Simmer the next ingredients from above together for 15 minutes.  First bring it to a boil, then LOWER heat to a simmer.

  • 1 cup frozen corn

Add the frozen corn last and cook another 15 minutes.  YOU'RE READY TO EAT!

I JUST WANT TO SAY OUT LOUD:

If you don't have cooked chicken already on hand.  No biggy.  Just do a little rearranging.

Go ahead and chop up two uncooked, skinless, boneless, chicken boobs into 1 1/2 inch pieces and put them in when you add the tomatoes.  Stop there and allow the chicken to cook through until all the pink is gone.  It won't take but 7 to 10 minutes?, depending on how small or large, you cut up the chicken.  Once the chicken is cooked, move on with the rest of the recipe as follows.

Another thing.
About the broths, I said 1 1/2 cups, but I'm really guessimating that number.  I poured them out evenly until there was enough liquid to call it 'stew.' I can tell you that I have two half cartons of each in the frig right now.  So you won't need more than a couple of cans or one carton of each broth.

Comments

9 Responses to “Butternut Chicken Stew”
  1. Hopie says:

    Did you say chicken boobs?? That stews looks delicious and very seasonal. Definitely looks like the kind of thing that soaks up the flavor and is even better as left-overs! I’m hosting my first ever blogging event over at Hopie’s Kitchen and I’d love your participation or comments if you have time :-)

  2. How did you know I needed a recipe with all those things? Did you look in my fridge today? Yup, need to use the squash,chicken, red pepper, frozen corn, kidey beans, cumin… Whoa, read my mind. And sounds delish!

  3. Jill says:

    Be sure to make enough for leftovers, this stew ROCKS! It’s perfect “Take For Lunch The Next Day” food.
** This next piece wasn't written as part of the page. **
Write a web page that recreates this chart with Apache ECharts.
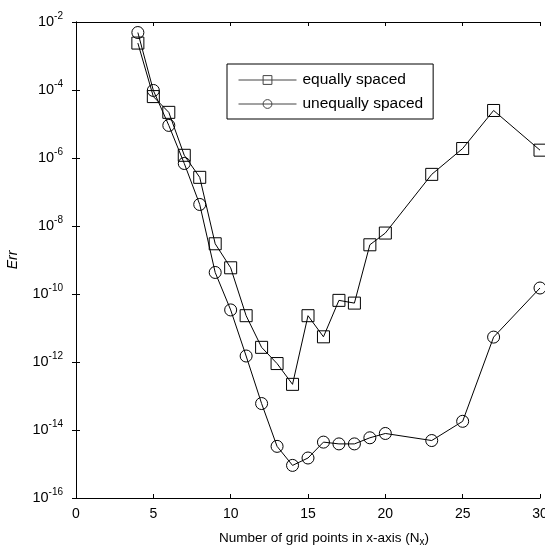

    Hi Hopie & New World Yankee! I haven’t talked with y’all in a while.

  4. Anna says:

    This looks amazing. I think I’ll be making it next week.

  5. Darn, was going to make this tonight, but my squash had gone off. So I substituted other veggies, like celery, carrots, leek – will tell you how it comes out!

  6. Jill says:

    I’ll be right here waitin’.

  7. Shayna says:

    My husband said this is one of the best and most flavorful things I’ve ever made and even the somewhat fickle teenage boy licked his bowl clean. Delicious combination of flavors!

  8. I think I’ll make this, love butternut squash! sounds good with cornbread. I’ll probably use a nicely seasoned rotisserie chicken for added flavor.